The GNOME 3.0 Shell Is Advancing Too

Written by Michael Larabel in GNOME on 30 November 2010 at 07:45 AM EST. 26 Comments
GNOME
Last night an update was published as to the state of Unity in Ubuntu 11.04 Alpha 1, which is the Unity desktop interface that Canonical will be using in their next Ubuntu release rather than the GNOME Shell. Most all other GNOME distributions, however, will be using the GNOME Shell with GNOME 3.0 when released in March. As it so happens, another development snapshot of the GNOME Shell arrived last night too.

Per the GNOME 3.0 release schedule, the next development snapshot (GNOME 2.91.3) is set to arrive tomorrow so in recent days there's been a number of GNOME packages being checked-in for this package collection. The GNOME Shell 2.91.3 isn't particularly exciting since most of the major work already happened, but there are a few good changes.

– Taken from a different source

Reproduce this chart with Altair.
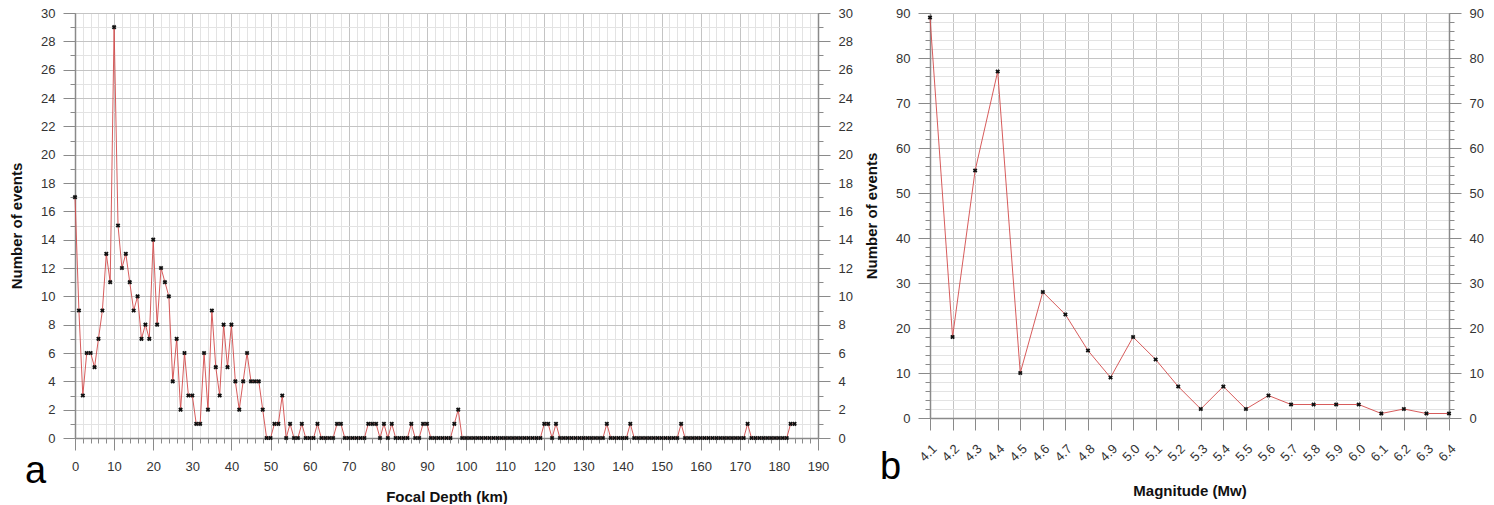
import altair as alt
import pandas as pd

# ---------------- data ----------------
depth_km = list(range(0, 185))
depth_events = [
    17, 9, 3, 6, 6, 5, 7, 9, 13, 11,
    29, 15, 12, 13, 11, 9, 10, 7, 8, 7,
    14, 8, 12, 11, 10, 4, 7, 2, 6, 3,
    3, 1, 1, 6, 2, 9, 5, 3, 8, 5,
    8, 4, 2, 4, 6, 4, 4, 4, 2, 0,
    0, 1, 1, 3, 0, 1, 0, 0, 1, 0,
    0, 0, 1, 0, 0, 0, 0, 1, 1, 0,
    0, 0, 0, 0, 0, 1, 1, 1, 0, 1,
    0, 1, 0, 0, 0, 0, 1, 0, 0, 1,
    1, 0, 0, 0, 0, 0, 0, 1, 2, 0,
    0, 0, 0, 0, 0, 0, 0, 0, 0, 0,
    0, 0, 0, 0, 0, 0, 0, 0, 0, 0,
    1, 1, 0, 1, 0, 0, 0, 0, 0, 0,
    0, 0, 0, 0, 0, 0, 1, 0, 0, 0,
    0, 0, 1, 0, 0, 0, 0, 0, 0, 0,
    0, 0, 0, 0, 0, 1, 0, 0, 0, 0,
    0, 0, 0, 0, 0, 0, 0, 0, 0, 0,
    0, 0, 1, 0, 0, 0, 0, 0, 0, 0,
    0, 0, 0, 1, 1,
]

magnitude = [4.1, 4.2, 4.3, 4.4, 4.5, 4.6, 4.7, 4.8, 4.9, 5.0, 5.1, 5.2,
             5.3, 5.4, 5.5, 5.6, 5.7, 5.8, 5.9, 6.0, 6.1, 6.2, 6.3, 6.4]
magnitude_events = [89, 18, 55, 77, 10, 28, 23, 15, 9, 18, 13, 7,
                    2, 7, 2, 5, 3, 3, 3, 3, 1, 2, 1, 1]

# tick values
depth_major = [0, 10, 20, 30, 40, 50, 60, 70, 80, 90, 100, 110, 120, 130,
               140, 150, 160, 170, 180, 190]
depth_minor = [0, 2, 4, 6, 8, 10, 12, 14, 16, 18, 20, 22, 24, 26, 28, 30, 32, 34, 36, 38,
               40, 42, 44, 46, 48, 50, 52, 54, 56, 58, 60, 62, 64, 66, 68, 70, 72, 74, 76, 78,
               80, 82, 84, 86, 88, 90, 92, 94, 96, 98, 100, 102, 104, 106, 108, 110, 112, 114,
               116, 118, 120, 122, 124, 126, 128, 130, 132, 134, 136, 138, 140, 142, 144, 146,
               148, 150, 152, 154, 156, 158, 160, 162, 164, 166, 168, 170, 172, 174, 176, 178,
               180, 182, 184, 186, 188, 190]
count_a_major = [0, 2, 4, 6, 8, 10, 12, 14, 16, 18, 20, 22, 24, 26, 28, 30]
count_a_minor = list(range(0, 31))
count_b_major = [0, 10, 20, 30, 40, 50, 60, 70, 80, 90]
count_b_minor = list(range(0, 91, 2))

FONT = "Liberation Sans"
MAJOR_GRID = "#c4c4c4"
MINOR_GRID = "#e3e3e3"
AXIS_COL = "#8a8a8a"
LINE_COL = "#d24a4a"
LABEL_COL = "#333333"
LABEL_SIZE = 13
TITLE_SIZE = 15


def panel(df, xf, yf, xdom, ydom, w, h, x_major, x_minor, y_major, y_minor,
          x_title, y_title, letter, letter_xy, x_angle=0, x_fmt="d",
          x_label_pad=10, x_title_pad=16):
    base = alt.Chart(df)
    layers = []
    # minor grid + minor ticks (left / bottom)
    if x_minor is not None:
        xax_minor = alt.Axis(values=x_minor, grid=True, gridColor=MINOR_GRID, gridWidth=1,
                             ticks=True, tickSize=5, tickColor=AXIS_COL, labels=False,
                             domain=False, title=None, orient="bottom")
    else:
        xax_minor = None
    layers.append(base.mark_point(opacity=0).encode(
        x=alt.X(f"{xf}:Q", scale=alt.Scale(domain=xdom, nice=False, zero=False), axis=xax_minor),
        y=alt.Y(f"{yf}:Q", scale=alt.Scale(domain=ydom, nice=False),
                axis=alt.Axis(values=y_minor, grid=True, gridColor=MINOR_GRID, gridWidth=1,
                              ticks=True, tickSize=5, tickColor=AXIS_COL, labels=False,
                              domain=False, title=None, orient="left")),
    ))
    # major grid, labels, titles
    layers.append(base.mark_point(opacity=0).encode(
        x=alt.X(f"{xf}:Q", scale=alt.Scale(domain=xdom, nice=False, zero=False),
                axis=alt.Axis(values=x_major, grid=True, gridColor=MAJOR_GRID, gridWidth=1,
                              tickSize=12, tickColor=AXIS_COL, domainColor=AXIS_COL,
                              domainWidth=1.5, labelPadding=x_label_pad, labelAngle=x_angle,
                              labelAlign="center" if x_angle == 0 else "right",
                              labelBaseline="top",
                              labelFont=FONT, labelFontSize=LABEL_SIZE, labelColor=LABEL_COL,
                              titleFont=FONT, titleFontSize=TITLE_SIZE, titleFontWeight="bold",
                              titleColor="#111111",
                              format=x_fmt, title=x_title, titlePadding=x_title_pad,
                              orient="bottom")),
        y=alt.Y(f"{yf}:Q", scale=alt.Scale(domain=ydom, nice=False),
                axis=alt.Axis(values=y_major, grid=True, gridColor=MAJOR_GRID, gridWidth=1,
                              tickSize=12, tickColor=AXIS_COL, domainColor=AXIS_COL,
                              domainWidth=1.5, labelPadding=8,
                              labelFont=FONT, labelFontSize=LABEL_SIZE, labelColor=LABEL_COL,
                              titleFont=FONT, titleFontSize=TITLE_SIZE, titleFontWeight="bold",
                              titleColor="#111111",
                              title=y_title, titlePadding=16, orient="left")),
    ))
    # right axis minor ticks
    layers.append(base.mark_point(opacity=0).encode(
        x=alt.X(f"{xf}:Q", scale=alt.Scale(domain=xdom, nice=False, zero=False), axis=None),
        y=alt.Y(f"{yf}:Q", scale=alt.Scale(domain=ydom, nice=False),
                axis=alt.Axis(values=y_minor, grid=False, ticks=True, tickSize=5,
                              tickColor=AXIS_COL, labels=False, domain=False, title=None,
                              orient="right")),
    ))
    # right axis major ticks + labels
    layers.append(base.mark_point(opacity=0).encode(
        x=alt.X(f"{xf}:Q", scale=alt.Scale(domain=xdom, nice=False, zero=False), axis=None),
        y=alt.Y(f"{yf}:Q", scale=alt.Scale(domain=ydom, nice=False),
                axis=alt.Axis(values=y_major, grid=False, tickSize=12, tickColor=AXIS_COL,
                              domainColor=AXIS_COL, domainWidth=1.5, labelPadding=8,
                              labelFont=FONT, labelFontSize=LABEL_SIZE, labelColor=LABEL_COL,
                              title=None, orient="right")),
    ))
    # data line + markers
    layers.append(base.mark_line(color=LINE_COL, strokeWidth=0.9).encode(
        x=alt.X(f"{xf}:Q", scale=alt.Scale(domain=xdom, nice=False, zero=False), axis=None),
        y=alt.Y(f"{yf}:Q", scale=alt.Scale(domain=ydom, nice=False), axis=None),
    ))
    layers.append(base.mark_point(shape="cross", angle=45, filled=True, color="#111111",
                                  size=22, opacity=1).encode(
        x=alt.X(f"{xf}:Q", scale=alt.Scale(domain=xdom, nice=False, zero=False), axis=None),
        y=alt.Y(f"{yf}:Q", scale=alt.Scale(domain=ydom, nice=False), axis=None),
    ))
    # panel letter
    layers.append(alt.Chart(pd.DataFrame({"t": [letter]})).mark_text(
        font=FONT, fontSize=38, color="black", align="left", baseline="alphabetic"
    ).encode(x=alt.value(letter_xy[0]), y=alt.value(letter_xy[1]), text="t:N"))

    return alt.layer(*layers).resolve_scale(x="independent", y="independent").resolve_axis(
        x="independent", y="independent").properties(width=w, height=h)


df_a = pd.DataFrame({"depth": depth_km, "events": depth_events})
df_b = pd.DataFrame({"mag": magnitude, "events": magnitude_events})

panel_a = panel(df_a, "depth", "events", [0, 190], [0, 30], 743, 425,
                depth_major, depth_minor, count_a_major, count_a_minor,
                "Focal Depth (km)", "Number of events", "a", (-50, 470),
                x_label_pad=10, x_title_pad=16)
panel_b = panel(df_b, "mag", "events", [4.1, 6.4], [0, 90], 519, 405,
                magnitude, None, count_b_major, count_b_minor,
                "Magnitude (Mw)", "Number of events", "b", (-50, 466),
                x_angle=-45, x_fmt=".1f", x_label_pad=12, x_title_pad=20)

chart = alt.hconcat(panel_a, panel_b, spacing=11).properties(
    padding={"left": 9, "top": 7, "right": 5, "bottom": 0},
    background="white",
).configure_view(stroke=None)

chart.save("out.html", embed_options={"renderer": "svg", "actions": False})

GNOME Shell 2.91.3 brings a new layout for the overview, native power and battery status icons and drop-down, various optimizations, links in the message tray messages are now click-able, there's drop shadow support for STIcon, a number of visual and user-interface tweaks, fix memory management related crashes, and miscellaneous bug-fixes. When it comes to the new layout for GNOME Shell's overview, the complex dash is replaced with a narrow list of icons, a set of tabs is added at the top of the overview, the desktop background now stays fixed, and there's enhanced feedback when dragging and dropping favorites. The optimizations found in this version of GNOME Shell include taking advantage of partial-stage re-paints found in the newest Clutter code, transparent backgrounds and borders are no longer actually drawn, new smart background drawing via GNOME's Mutter window manager is taken advantage of, and there's more efficient tracking of the actor during the drag-and-drop process.

The release announcement for GNOME Shell 2.91.3 can be found here. Look for the official GNOME 2.91.3 release to come tomorrow.